I have a cheap grinder from Harbor Freight. I took one of the blue grinding wheels that came with it and used the flat side to dress the wheel. In 5 min or so Ican make the scotchbrite wheel flat again.
I have tried an old file and an old chisel with partial success. The wheel came out better than it was, but not nearly as good as when new. Also, I have several scothbrite wheels in various diameters, and it seems that none of them were perfectly round, or had perfectly centered holes, when new.
Well, I googled for this and it seems 3M makes a dressing tool for Scotchbrite wheels, but I don't know who might distribute them.
"3M™ Dressing & Shaping Products:
Aluminum oxide, grade 36, resin-bonded mineral with an adhesive-backing used to dress Scotch-Brite™ wide brushes and wheels."

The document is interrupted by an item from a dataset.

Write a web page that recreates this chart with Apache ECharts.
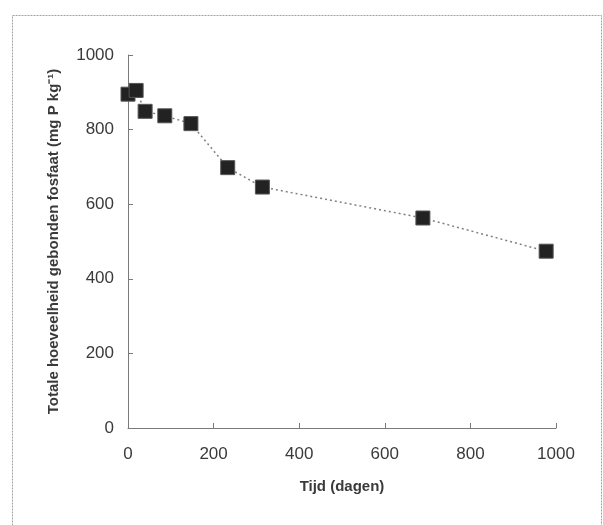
<!DOCTYPE html>
<html>
<head>
<meta charset="utf-8">
<script src="https://cdn.jsdelivr.net/npm/echarts@6/dist/echarts.min.js"></script>
<style>
  html, body { margin: 0; padding: 0; background: #fff; }
</style>
</head>
<body>
<div id="chart" style="width: 603px; height: 525px;"></div>
<script>
// tijd in dagen, totale hoeveelheid gebonden fosfaat (mg P/kg)
const days = [0, 19, 40, 86, 147, 233, 314, 689, 977];
const bound = [895, 905, 849, 837, 816, 698, 646, 563, 474];
const xTicks = [0, 200, 400, 600, 800, 1000];
const yTicks = [0, 200, 400, 600, 800, 1000];

const myChart = echarts.init(document.getElementById('chart'));

const axisGray = '#7a7a7a';
const labelColor = '#3a3a3a';

const option = {
  animation: false,
  backgroundColor: '#fff',
  graphic: [
    {
      type: 'rect',
      left: 10,
      top: 13,
      shape: { width: 589, height: 530 },
      style: { fill: 'none', stroke: '#a0a0a0', lineWidth: 1, lineDash: [2, 1] },
      silent: true
    }
  ],
  grid: {
    left: 128,
    right: 47,
    top: 55,
    bottom: 97
  },
  xAxis: {
    type: 'value',
    min: xTicks[0],
    max: xTicks[xTicks.length - 1],
    interval: 200,
    name: 'Tijd (dagen)',
    nameLocation: 'middle',
    nameGap: 51,
    nameTextStyle: {
      fontFamily: 'Liberation Sans Narrow, Liberation Sans, Arial',
      fontWeight: 'bold',
      fontSize: 15,
      color: labelColor
    },
    axisLine: { lineStyle: { color: axisGray, width: 1 } },
    axisTick: { inside: true, length: 5, lineStyle: { color: axisGray } },
    axisLabel: {
      margin: 18,
      fontFamily: 'Liberation Sans, Arial',
      fontSize: 17,
      color: labelColor,
      formatter: v => String(v)
    },
    splitLine: { show: false }
  },
  yAxis: {
    type: 'value',
    min: yTicks[0],
    max: yTicks[yTicks.length - 1],
    interval: 200,
    name: 'Totale hoeveelheid gebonden fosfaat (mg P kg\u207B\u00B9)',
    nameLocation: 'middle',
    nameGap: 67,
    nameTextStyle: {
      fontFamily: 'Liberation Sans Narrow, Liberation Sans, Arial',
      fontWeight: 'bold',
      fontSize: 15,
      color: labelColor
    },
    axisLine: { show: true, lineStyle: { color: axisGray, width: 1 } },
    axisTick: { show: true, inside: true, length: 5, lineStyle: { color: axisGray } },
    axisLabel: {
      margin: 14,
      fontFamily: 'Liberation Sans, Arial',
      fontSize: 17,
      color: labelColor,
      formatter: v => String(v)
    },
    splitLine: { show: false }
  },
  series: [
    {
      type: 'line',
      data: days.map((d, i) => [d, bound[i]]),
      clip: false,
      symbol: 'rect',
      symbolSize: 14,
      itemStyle: { color: '#222', borderColor: '#555', borderWidth: 1 },
      lineStyle: { color: '#808080', width: 1.5, type: [2, 3] }
    }
  ]
};

myChart.setOption(option);
</script>
</body>
</html>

Spike wrote:Anyone have any recommendations on how to dress a scotchbrite wheel mounted on a bench grinder?
Spike,
I came across a post from someone at Cleaveland Tool that recommended using 40-grit aluminum oxide sandpaper to dress out a scotchbrite wheel. I got some of that, adhesive-backed, and put it on a small piece of 2x4. Seems to work ok, but it will make a mess...and a respirator is manadatory!
Dave
Dave Setser
Avionics, Firewall Forward http://www.mightyrv.com
Putting the "slow" in slow-build since 2004
I use one of the smaller scotchbrite wheels on an angle die grinder and spin them in oposite directions against each other. It smooths them both out at the same time.
They make dressing stones to dress aluminum oxide and other types of grinding wheels. Our experience is that they work very well on the scotchbrite wheels and are very inexpensive, i.e., $7.50 range.